Southeast Asian countries were characterised by a strong economic boom in the phase prior to the crisis. Access to cheap labour in the region had led, in particular, to European and Japanese companies outsourcing parts of the value chain to this region, which further boosted the economy there. The growth rates of countries such as Indonesia, Malaysia or Thailand averaged between 5% and 9% annually from 1990 to 1996, thus outperforming the growth of most industrialised nations. This strong growth also earned the countries the title of "Tiger economies". Thailand aimed to make Bangkok the financial hub of Southeast Asia and encouraged the establishment of financial intermediaries in the city.

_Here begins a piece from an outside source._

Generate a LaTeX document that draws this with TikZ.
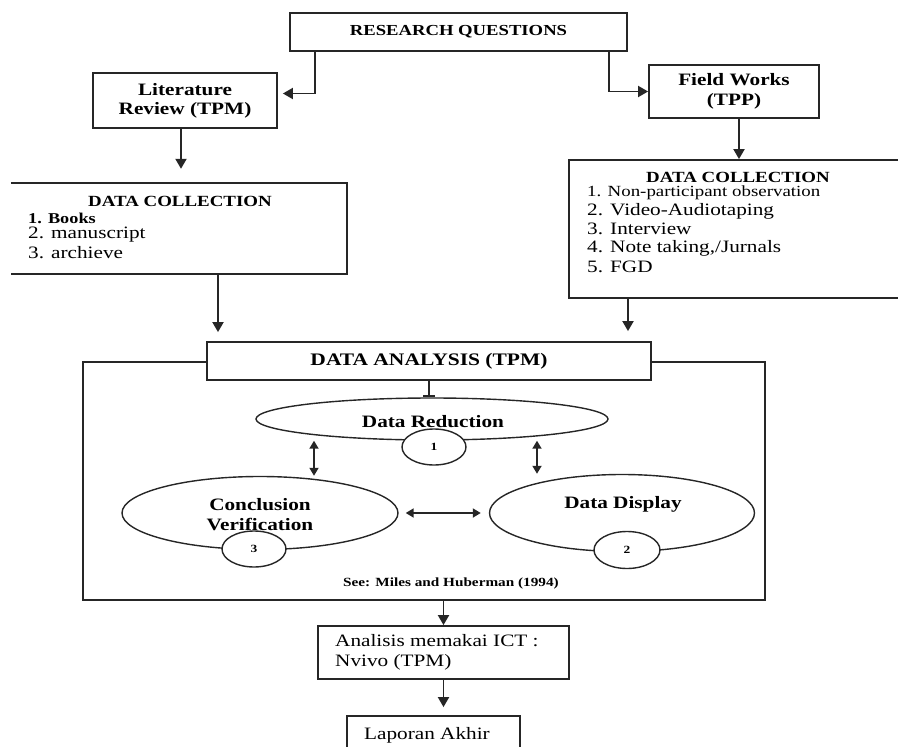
\documentclass[tikz,border=0pt]{standalone}
\usepackage{fontspec}
\setmainfont{Liberation Serif}[FakeStretch=1.22]
\usetikzlibrary{arrows.meta,shapes.geometric,calc}
\begin{document}
\begin{tikzpicture}[x=1pt,y=-1pt,
  box/.style={draw=black!85,line width=1.8pt,rectangle,inner sep=0pt},
  oval/.style={draw=black!85,line width=1.4pt,ellipse,inner sep=0pt},
  num/.style={oval,fill=white,font=\fontsize{11}{12}\selectfont\bfseries},
  arr/.style={-{Triangle[length=10pt,width=11pt]},line width=1.9pt,draw=black!85},
  darr/.style={{Triangle[length=8pt,width=9pt]}-{Triangle[length=8pt,width=9pt]},line width=1.8pt,draw=black!85},
  bt/.style={font=\fontsize{17.4}{20}\selectfont\bfseries},
  rt/.style={font=\fontsize{17.4}{20}\selectfont},
  ht/.style={font=\fontsize{15.5}{18}\selectfont\bfseries},
  lt/.style={anchor=west,inner sep=0pt},
]
\useasboundingbox (0,0) rectangle (898,747);
\clip (0,0) rectangle (898,747);

% top boxes
\node[box,minimum width=337pt,minimum height=38pt,font=\fontsize{15.3}{18}\selectfont\bfseries] (rq) at (458.5,32) {RESEARCH QUESTIONS};
\node[box,minimum width=184pt,minimum height=55pt,align=center,font=\fontsize{17.4}{19}\selectfont\bfseries] (lit) at (185,100.5) {Literature\\Review (TPM)};
\node[box,minimum width=170pt,minimum height=53pt,align=center,font=\fontsize{17.4}{20}\selectfont\bfseries] (field) at (734,91.5) {Field Works\\(TPP)};

% left data collection
\node[minimum width=336pt,minimum height=91pt,inner sep=0pt] (dcl) at (179,228.5) {};
\draw[draw=black!85,line width=1.8pt] (dcl.north west) -- (dcl.north east) -- (dcl.south east) -- (dcl.south west);
\node[ht] (dclh) at (180,201) {DATA COLLECTION};
\node[lt,font=\fontsize{15}{18}\selectfont\bfseries] (dcl1) at (28,218) {1. Books};
\node[lt,rt] (dcl2) at (28,235) {2. manuscript};
\node[lt,rt] (dcl3) at (28,253) {3. archieve};

% right data collection
\node[box,minimum width=338pt,minimum height=138pt] (dcr) at (738,229) {};
\node[ht] (dcrh) at (738,177) {DATA COLLECTION};
\node[lt,font=\fontsize{15.5}{18}\selectfont] (dcr1) at (587,193) {1. Non-participant observation};
\node[lt,rt] (dcr2) at (587,211) {2. Video-Audiotaping};
\node[lt,rt] (dcr3) at (587,229) {3. Interview};
\node[lt,rt] (dcr4) at (587,248) {4. Note taking,/Jurnals};
\node[lt,rt] (dcr5) at (587,267) {5. FGD};

% data analysis
\node[draw=black!85,line width=1.5pt,rectangle,minimum width=682pt,minimum height=238pt,inner sep=0pt] (outer) at (424,481) {};
\node[box,fill=white,minimum width=444pt,minimum height=38pt,font=\fontsize{17.6}{20}\selectfont\bfseries] (da) at (429,361) {DATA ANALYSIS (TPM)};

\node[oval,minimum width=352pt,minimum height=42pt] (dr) at (432,419) {};
\node[bt] (drt) at (433,422) {Data Reduction};
\node[num,minimum width=64pt,minimum height=36pt] (n1) at (434,447) {1};

\node[oval,minimum width=276pt,minimum height=73pt] (cv) at (260,513) {};
\node[bt,align=center] (cvt) at (260,515) {Conclusion\\Verification};
\node[num,minimum width=64pt,minimum height=36pt] (n3) at (254,549) {3};

\node[oval,minimum width=265pt,minimum height=77pt] (dd) at (622,513) {};
\node[bt] (ddt) at (623,504) {Data Display};
\node[num,minimum width=66pt,minimum height=37pt] (n2) at (627,550) {2};

\node[font=\fontsize{12.5}{14}\selectfont\bfseries] (see) at (451,583) {See: Miles and Huberman (1994)};

% bottom
\node[box,minimum width=251pt,minimum height=53pt] (an) at (443.5,652.5) {};
\node[lt,rt,align=left] (ant) at (335,652) {Analisis memakai ICT :\\Nvivo (TPM)};
\node[box,minimum width=173pt,minimum height=48pt] (lap) at (433.5,740) {};
\node[rt] (lapt) at (427,735) {Laporan Akhir};

% connectors
\draw[arr,shorten >=5pt] ([xshift=-143.5pt]rq.south) |- ([yshift=7pt]lit.east);
\draw[arr] ([xshift=150.5pt]rq.south) |- (field.west);
\draw[arr,shorten >=14pt] ([xshift=-4pt]lit.south) -- ([xshift=-4pt]lit.south |- dcl.north);
\draw[arr] ([xshift=5pt]field.south) -- ([xshift=5pt]field.south |- dcr.north);
\draw[arr,shorten >=9pt] ([xshift=39pt]dcl.south) -- ([xshift=39pt]dcl.south |- da.north);
\draw[arr,shorten >=10pt] ([xshift=-110pt]dcr.south) -- ([xshift=-110pt]dcr.south |- da.north);
\draw[line width=1.8pt,draw=black!85,-{Bar[width=12pt,line width=2.5pt]}] (da.south) -- (da.south |- dr.north);
\draw[darr] ([xshift=-118pt]dr.south) -- ([xshift=-118pt]dr.south |- cv.north);
\draw[darr] ([xshift=105pt]dr.south) -- ([xshift=105pt]dr.south |- dd.north);
\draw[darr,shorten <=7pt,shorten >=8pt] (cv.east) -- (dd.west);
\draw[arr] (an.north |- outer.south) -- (an.north);
\draw[arr,shorten >=8pt] (an.south) -- (an.south |- lap.north);
\end{tikzpicture}
\end{document}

However, the strong economic growth was also accompanied by structural problems, which initially went unnoticed. Thus, this phase was characterised by an extreme growth in credit volume, which was 8% to 10% above the countries' GDP growth. Huge loans were granted, whereby the lending criteria were handled very generously. This stimulated high investments in the stock and real estate markets of the Tiger economies, and prices soared. The growth also attracted the interest of some industrialised nations, which made high investments and granted loans. This became problematic in that the foreign debt of the Asian countries, issued in foreign currencies (mostly US dollars), far exceeded the countries' own foreign exchange reserves. Inadequately functioning supervisory authorities were unable to oversee the accumulating mountain of debt, and a large proportion of the banks affected had an equity ratio that was significantly too low. In addition, many Asian currencies were artificially pegged to the US dollar, which ultimately acted as one of the catalysts for the crisis. Even when the 1990s were particularly characterised by economic growth in the US, Asian central banks held on to the currency peg.

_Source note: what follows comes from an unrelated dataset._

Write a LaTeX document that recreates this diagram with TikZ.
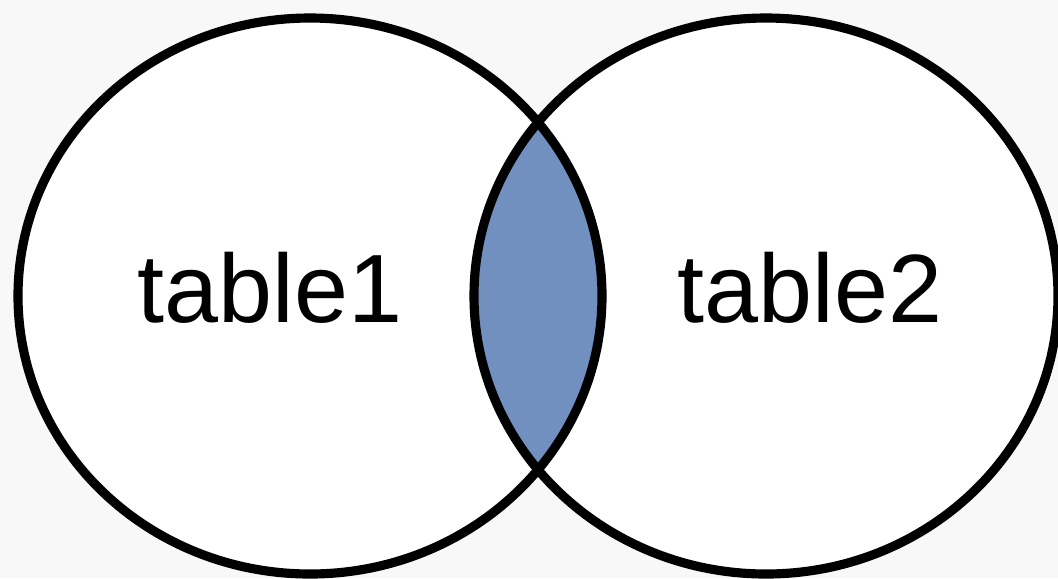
\documentclass[tikz,border=0pt]{standalone}
\usepackage{fontspec}
\setmainfont{Liberation Sans}
\usepackage{tikz}
\usetikzlibrary{positioning}
\definecolor{joinblue}{RGB}{113,144,192}
\definecolor{paper}{RGB}{248,248,248}
\tikzstyle{setline} = [draw=black, line width=2.6pt]
\tikzstyle{setfill} = [fill=white]
\tikzstyle{tablename} = [font=\fontsize{27.6pt}{33pt}\selectfont, inner sep=0pt, anchor=base]

\begin{document}
\begin{tikzpicture}[x=0.01cm, y=-0.01cm]
    % background
    \fill[paper] (0,0) rectangle (1058,578);
    \useasboundingbox (0,0) rectangle (1058,578);

    % centres of the two sets
    \coordinate (L) at (310,296);
    \coordinate (R) at (766,296);

    % white sets
    \path[setfill] (L) ellipse [x radius=292, y radius=278];
    \path[setfill] (R) ellipse [x radius=292, y radius=278];

    % the common part
    \begin{scope}
        \clip (L) ellipse [x radius=292, y radius=278];
        \fill[joinblue] (R) ellipse [x radius=292, y radius=278];
    \end{scope}

    % outlines
    \path[setline] (L) ellipse [x radius=292, y radius=278];
    \path[setline] (R) ellipse [x radius=292, y radius=278];

    \node[tablename] (t1) at (270,322) {table1};
    \node[tablename] (t2) at (810,322) {table2};
\end{tikzpicture}
\end{document}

In 1997, when the first financial institutions in Thailand were unable to repay their loans due to cash shortages and had to take out new loans to pay their debts, the house of cards began to crumble. Thailand's central bank secretly provided liquidity to affected companies but was no longer able to pay its own accumulated debts from central bank reserves. As a result, Thailand abandoned its currency peg to the US dollar, causing the Thai Baht to lose between 15% and 20% of its value within a very short space of time. This drastic currency devaluation caused the US dollar-denominated debt of Thai companies to rise, meaning they could no longer meet their obligations. Shortly afterwards, other Asian countries, such as Singapore or Hong Kong, also suffered severe collapses in their respective currencies. The once strong Tiger economies now had enormous foreign debts that they could no longer service. Thailand alone had 90 billion US dollars in foreign debt at the time, and Indonesia had as much as 113 billion US dollars. As a consequence, real estate prices and shares in the affected countries also fell drastically.

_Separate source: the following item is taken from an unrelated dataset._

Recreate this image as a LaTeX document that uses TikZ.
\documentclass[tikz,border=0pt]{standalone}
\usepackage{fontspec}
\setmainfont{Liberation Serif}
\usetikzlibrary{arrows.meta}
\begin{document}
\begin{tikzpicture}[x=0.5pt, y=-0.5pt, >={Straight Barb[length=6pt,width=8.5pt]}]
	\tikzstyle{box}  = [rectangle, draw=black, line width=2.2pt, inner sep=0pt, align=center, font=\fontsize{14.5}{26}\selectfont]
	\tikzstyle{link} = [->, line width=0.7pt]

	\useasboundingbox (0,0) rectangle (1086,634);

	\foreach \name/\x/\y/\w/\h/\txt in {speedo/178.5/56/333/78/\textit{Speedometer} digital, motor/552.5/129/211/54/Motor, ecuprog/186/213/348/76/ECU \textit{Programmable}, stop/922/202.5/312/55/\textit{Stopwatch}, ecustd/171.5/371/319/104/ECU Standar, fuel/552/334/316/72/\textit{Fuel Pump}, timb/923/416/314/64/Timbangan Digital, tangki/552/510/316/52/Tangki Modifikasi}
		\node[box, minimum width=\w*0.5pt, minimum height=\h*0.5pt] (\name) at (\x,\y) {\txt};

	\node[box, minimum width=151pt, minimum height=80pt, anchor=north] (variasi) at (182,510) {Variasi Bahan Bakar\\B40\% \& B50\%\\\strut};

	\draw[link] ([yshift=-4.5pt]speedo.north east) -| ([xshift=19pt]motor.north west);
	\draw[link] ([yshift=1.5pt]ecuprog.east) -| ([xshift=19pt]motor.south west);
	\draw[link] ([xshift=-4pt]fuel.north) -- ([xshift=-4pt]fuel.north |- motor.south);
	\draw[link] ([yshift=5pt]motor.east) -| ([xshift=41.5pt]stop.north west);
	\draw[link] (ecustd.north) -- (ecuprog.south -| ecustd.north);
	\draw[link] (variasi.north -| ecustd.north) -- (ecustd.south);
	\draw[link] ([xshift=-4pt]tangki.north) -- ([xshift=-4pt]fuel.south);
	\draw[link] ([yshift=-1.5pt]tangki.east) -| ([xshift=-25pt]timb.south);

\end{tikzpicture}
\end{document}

Source: Ginmon, MSCI; As of: 30/06/2021
Only the intervention of the World Bank and the International Monetary Fund (IMF), which approved several major aid packages for the region, prevented an even deeper collapse of the economy. In order to defuse the situation, the World Bank responded with the highest loan commitments in its history to date, namely a sum of 28.6 billion US dollars.
Impact on Tiger Economies and Industrialised Nations
As a result of the crisis, several million people in Southeast Asia lost their jobs. In Indonesia, the unemployment rate doubled to almost 10%, and in South Korea, it rose to approximately 7%. However, Thailand was hit particularly hard. The country had achieved almost full employment before the crisis; by the end of 1997, there were around 1.2 million or 3.4 percent unemployed. But larger economies were not spared either. Japan, which was already struggling and faced a renewed slide back into recession, was particularly affected. The Japanese Nikkei lost over 7,000 points or almost 40% between July 1997 and October 1998. Russia, which already had problems with an immense budget deficit, the low price of crude oil at the time, and President Yeltsin's health issues, lost almost four-fifths of its value by mid-1998. This was followed by a devaluation of the Russian currency by over 50%, causing the entire Russian economy to collapse.